The good news is, fast- and medium-speed feeders are flocking to veggies and giving less emphasis to their traditional greasy, not-very-healthy mainstays. The not-so-good news is, unless restaurant operators pay a lot of attention to what they’re doing, they risk losing a higher-than-they’re-used-to amount to spoilage and/or expose their customers to veggie-borne illnesses, often spread through improper washing at or very near the point-of-preparation.
“We’re going to see more vegetables,” Panera’s head chef Dan Kish told Business Insider a few days ago.
“We’re going to see culinary treatments of those vegetables in ways that bring out their flavors without adding a lot of other things to it — so keeping things as natural as possible. Upping the percentage of vegetables in your diet — [it] is part of our job to help you with that.”
Ironically enough, Kish brought up the rise of vegetables at an event promoting the launch of the chain’s new and improved bacon. However, in the modern chain-restaurant landscape, meat and vegetables are increasingly living in harmony on menus.
While Panera isn’t ditching meat, it is working to add more vegetables across the menu.
Kish says that Panera is aiming to balance meat-centric options, like a bacon-turkey sandwich, by packing more vegetables into the dish.
On the other hand, Taco Bell, a chain hardly known for sustainability and nutrition in the way that Panera is, has a slightly different approach that’s similarly packed with vegetables. The Mexican chain emphasizes customization, and customers’ ability to make almost any dish meat-free. Last year, Taco Bell debuted a vegetarian menu certified by the American Vegetarian Association, which allows customers to substitute beans and rice for meat in most menu offerings.
“Vegetarian has been really big for us recently,” because of its relevance to millennials, Taco Bell’s dietitian and product developer, Missy Nelson, told Business Insider earlier this year.
Even less vegetarian-friendly chains are realizing that vegetables may be key to success. While once iceberg lettuce and tired tomatoes were accepted as a forgettable garnish at chain restaurants, meat-centric chains are doubling down on veggie quality.
Both Chick-fil-A and McDonald’s have ditched iceberg lettuce in recent years. Instead, the chains are testing vegetables such as kale and broccolini.

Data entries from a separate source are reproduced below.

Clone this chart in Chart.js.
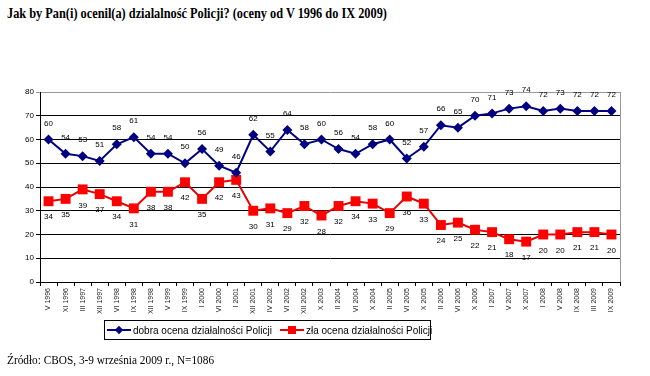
<!DOCTYPE html>
<html>
<head>
<meta charset="utf-8">
<script src="https://cdn.jsdelivr.net/npm/chart.js@4.4.0/dist/chart.umd.min.js"></script>
<style>
  html, body { margin: 0; padding: 0; background: #fff; }
  body { width: 650px; height: 376px; position: relative; overflow: hidden; }
  #chart { position: absolute; left: 0; top: 0; }
  .title { position: absolute; left: 7px; top: 6px; font: bold 14px "Liberation Serif", "Times New Roman", serif; white-space: nowrap; color: #000; transform-origin: 0 0; }
  .source { position: absolute; left: 7px; top: 352px; font: 13px "Liberation Serif", "Times New Roman", serif; white-space: nowrap; color: #000; transform-origin: 0 0; }
  .legend { position: absolute; left: 104px; top: 320px; width: 327px; height: 20px; border: 1px solid #000; box-sizing: border-box;
            font: 10px Arial, "Liberation Sans", sans-serif; display: flex; align-items: center; white-space: nowrap; }
  .item { display: flex; align-items: center; margin-left: 2px; margin-right: 6px; }
  .sample { position: relative; width: 24px; height: 12px; margin-right: 2px; }
  .sample .ln { position: absolute; left: 0; right: 0; top: 5px; height: 2px; }
  .sample .mk { position: absolute; left: 50%; top: 6px; }
</style>
</head>
<body>
<div class="title" id="title">Jak by Pan(i) ocenil(a) dzialalność Policji? (oceny od V 1996 do IX 2009)</div>
<canvas id="chart" width="650" height="376"></canvas>
<div class="legend" id="legend"></div>
<div class="source" id="source">Źródło: CBOS, 3-9 września 2009 r., N=1086</div>
<script>
const labels = ['V 1996', 'XI 1996', 'III 1997', 'XII 1997', 'VI 1998', 'IX 1998', 'XII 1998', 'V 1999', 'IX 1999',
  'I 2000', 'VI 2000', 'I 2001', 'XII 2001', 'IV 2002', 'VI 2002', 'XII 2002', 'X 2003', 'II 2004', 'VI 2004',
  'X 2004', 'II 2005', 'VI 2005', 'X 2005', 'II 2006', 'VI 2006', 'X 2006', 'I 2007', 'V 2007', 'X 2007',
  'I 2008', 'V 2008', 'IX 2008', 'III 2009', 'IX 2009'];
const goodRatings = [60, 54, 53, 51, 58, 61, 54, 54, 50, 56, 49, 46, 62, 55, 64, 58, 60, 56, 54, 58, 60, 52, 57,
  66, 65, 70, 71, 73, 74, 72, 73, 72, 72, 72];
const badRatings = [34, 35, 39, 37, 34, 31, 38, 38, 42, 35, 42, 43, 30, 31, 29, 32, 28, 32, 34, 33, 29, 36, 33,
  24, 25, 22, 21, 18, 17, 20, 20, 21, 21, 20];
const yTicks = [0, 10, 20, 30, 40, 50, 60, 70, 80];

const seriesNames = ['dobra ocena działalności Policji', 'zła ocena działalności Policji'];
const blue = '#000080';
const red = '#ff0000';

// squeeze a text block to the width it has in the picture
const fitWidth = (id, w) => {
  const el = document.getElementById(id);
  el.style.transform = `scaleX(${w / el.offsetWidth})`;
};
fitWidth('title', 380);
fitWidth('source', 207);

// value labels: good above, bad below
const valueLabels = {
  id: 'valueLabels',
  afterDatasetsDraw(chart) {
    const ctx = chart.ctx;
    ctx.save();
    ctx.font = '8px Arial, "Liberation Sans", sans-serif';
    ctx.fillStyle = '#000';
    ctx.textAlign = 'center';
    ctx.textBaseline = 'middle';
    chart.data.datasets.forEach((ds, i) => {
      const meta = chart.getDatasetMeta(i);
      const dy = i === 0 ? -16 : 16;
      meta.data.forEach((pt, j) => ctx.fillText(String(ds.data[j]), pt.x, pt.y + dy));
    });
    ctx.restore();
  }
};

const rightBorder = {
  id: 'rightBorder',
  beforeDatasetsDraw(chart) {
    const { ctx, chartArea } = chart;
    ctx.save();
    ctx.strokeStyle = '#999';
    ctx.lineWidth = 1;
    ctx.beginPath();
    ctx.moveTo(chartArea.right + 0.5, chartArea.top);
    ctx.lineTo(chartArea.right + 0.5, chartArea.bottom);
    ctx.stroke();
    ctx.restore();
  }
};

new Chart(document.getElementById('chart'), {
  type: 'line',
  data: {
    labels,
    datasets: [
      {
        label: seriesNames[0],
        data: goodRatings,
        borderColor: blue,
        backgroundColor: blue,
        borderWidth: 2,
        pointStyle: 'rectRot',
        pointRadius: 5,
        pointBorderWidth: 0,
        tension: 0
      },
      {
        label: seriesNames[1],
        data: badRatings,
        borderColor: '#e60000',
        backgroundColor: red,
        pointBackgroundColor: red,
        borderWidth: 2,
        pointStyle: 'rect',
        pointRadius: 7,
        pointBorderWidth: 0,
        tension: 0
      }
    ]
  },
  options: {
    responsive: false,
    animation: false,
    layout: { padding: { left: 0, top: 92, right: 30, bottom: 52 } },
    plugins: { legend: { display: false }, tooltip: { enabled: false } },
    scales: {
      x: {
        offset: true,
        grid: { offset: true, drawOnChartArea: false, color: '#000', tickLength: 4 },
        border: { color: '#000' },
        ticks: {
          autoSkip: false, minRotation: 90, maxRotation: 90, padding: 2,
          color: '#222', font: { family: 'Arial, "Liberation Sans", sans-serif', size: 7 }
        },
        afterFit: (s) => { s.height = 42; }
      },
      y: {
        min: 0,
        max: 80,
        afterBuildTicks: (s) => { s.ticks = yTicks.map((v) => ({ value: v })); },
        grid: { color: (c) => (c.tick && c.tick.value === 80 ? '#999' : '#000'), tickLength: 4 },
        border: { color: '#000' },
        ticks: { padding: 2, color: '#000', font: { family: 'Arial, "Liberation Sans", sans-serif', size: 8 } },
        afterFit: (s) => { s.width = 40; }
      }
    }
  },
  plugins: [rightBorder, valueLabels]
});

// html legend built from the series settings
const legend = document.getElementById('legend');
[[blue, blue, 'diamond'], ['#e60000', red, 'square']].forEach(([lineColor, markColor, shape], i) => {
  const item = document.createElement('div');
  item.className = 'item';
  const mk = shape === 'diamond'
    ? `<div class="mk" style="width:6px;height:6px;background:${markColor};transform:translate(-50%,-50%) rotate(45deg)"></div>`
    : `<div class="mk" style="width:8px;height:8px;background:${markColor};transform:translate(-50%,-50%)"></div>`;
  item.innerHTML = `<div class="sample"><div class="ln" style="background:${lineColor}"></div>${mk}</div><span>${seriesNames[i]}</span>`;
  legend.appendChild(item);
});
</script>
</body>
</html>
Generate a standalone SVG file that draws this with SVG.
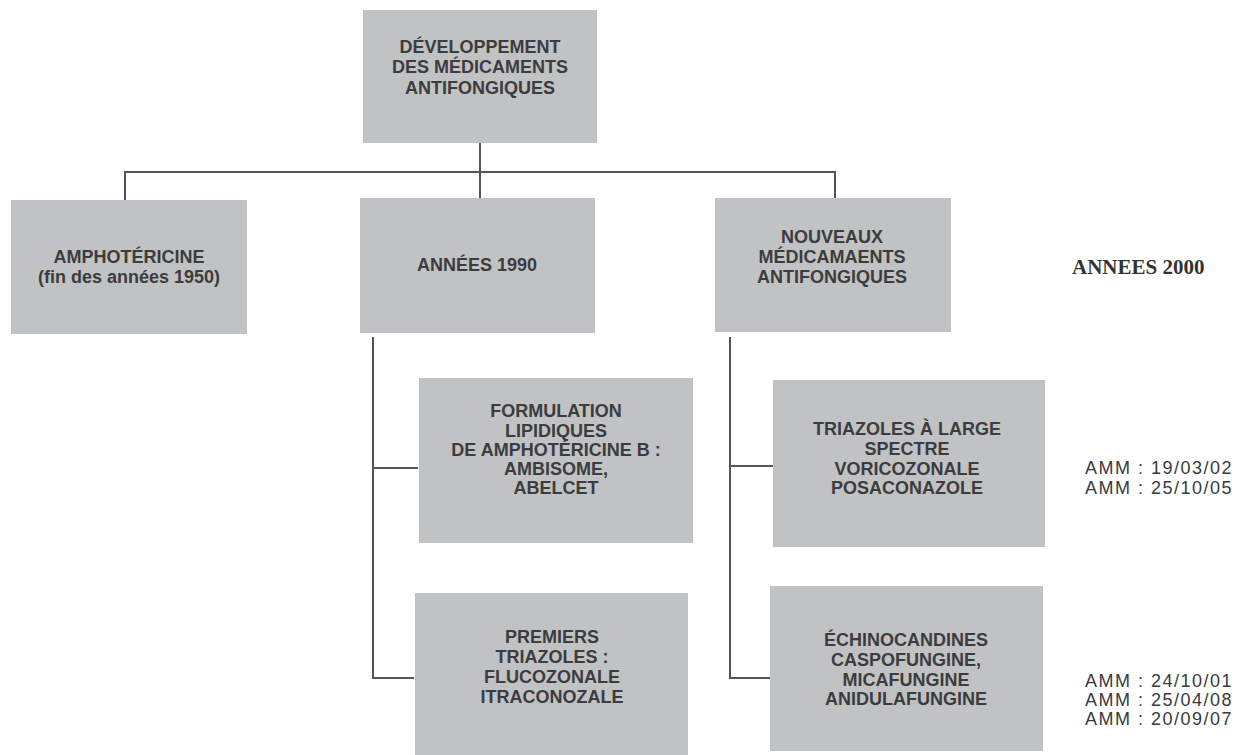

“They didn’t feel iceberg lettuce was a nutritious green, and they didn’t feel good about eating it in a salad,” McDonald’s corporate chef Jessica Foust told Business Insider in July.
Why are fast-food chains investing in vegetables, something that has long been seen as antithetical to their existence?
Part of the reason is customer demand: While only about 3% of Americans identify as vegetarian or vegan, an increasing number of people are cutting meat from their diets. According to a 2015 study, 26% to 41% of Americans report that they cut down on the amount of meat they ate in the past year.
Adding more vegetables to the menu is a great way to appeal to the average American, who may not be committed to a 100%-meat-free lifestyle, but wants to dabble in more veggie-friendly diet.
However, there is also a hidden financial bonus to focusing on beefing up vegetables offerings. Vegetables typically cost less than meat, meaning that adding more vegetables to a dish can provide a cheaper way to fill up customers.
Chefs Roy Choi and Daniel Patterson have made headlines with the concept Loco’l, where they’re doing a lot of experimenting with veggie burgers. The concept provides healthy meals at fast-food prices by cutting costs by doing things such as adding more grains and vegetables to chain standards like burgers. Customers fill up faster, and the company is able to save money while also providing a healthier meal.
As old-school chains explore their vegetarian options, Loco’l isn’t the only new concept banking on vegetables.
By Chloe aims to offer unexpected vegetable options that nonvegans will enjoy.
By Chloe, a new 100%-vegan chain, only opened its first location a year ago, in New York City.
Now the chain has a location in Los Angeles opened in partnership with Whole Foods 365, a recently opened sweets shop, and several more new locations in development. On Friday, the chain announced it was adding two new vegan contributing chefs to the organization, Jenné Claiborne and Lauren Kretzer.
By Chloe doesn’t offer any meat or meat-byproducts on the menu. However, the vegan chain has some surprising similarities to fast-food chain in its approach to vegetables.
According to the company, more than 80% of customers are not even vegetarian. In fact, a number of customers don’t even realize that the concept is vegan when they order their food.
This notion, that vegetable-based food is appealing to nonvegetarians, is the very same idea responsible for the rise of vegetables in fast food. In 2016, veggies aren’t just for vegetarians — they’re also for all types fast-food lovers.
But veggies do require different, and sometimes greater, care and attention than tried-and-true (but losing favor with consumers) traditional meat-based menu items. Where the latter can be taken in and held frozen until just before they’re needed, veggies don’t often deal well with extreme cold, and some don’t hold up for long enough periods of time in kitchen levels of heat.
Sure, new veggie based menu items offer opportunities to please customers in different ways. But they present challenges, too.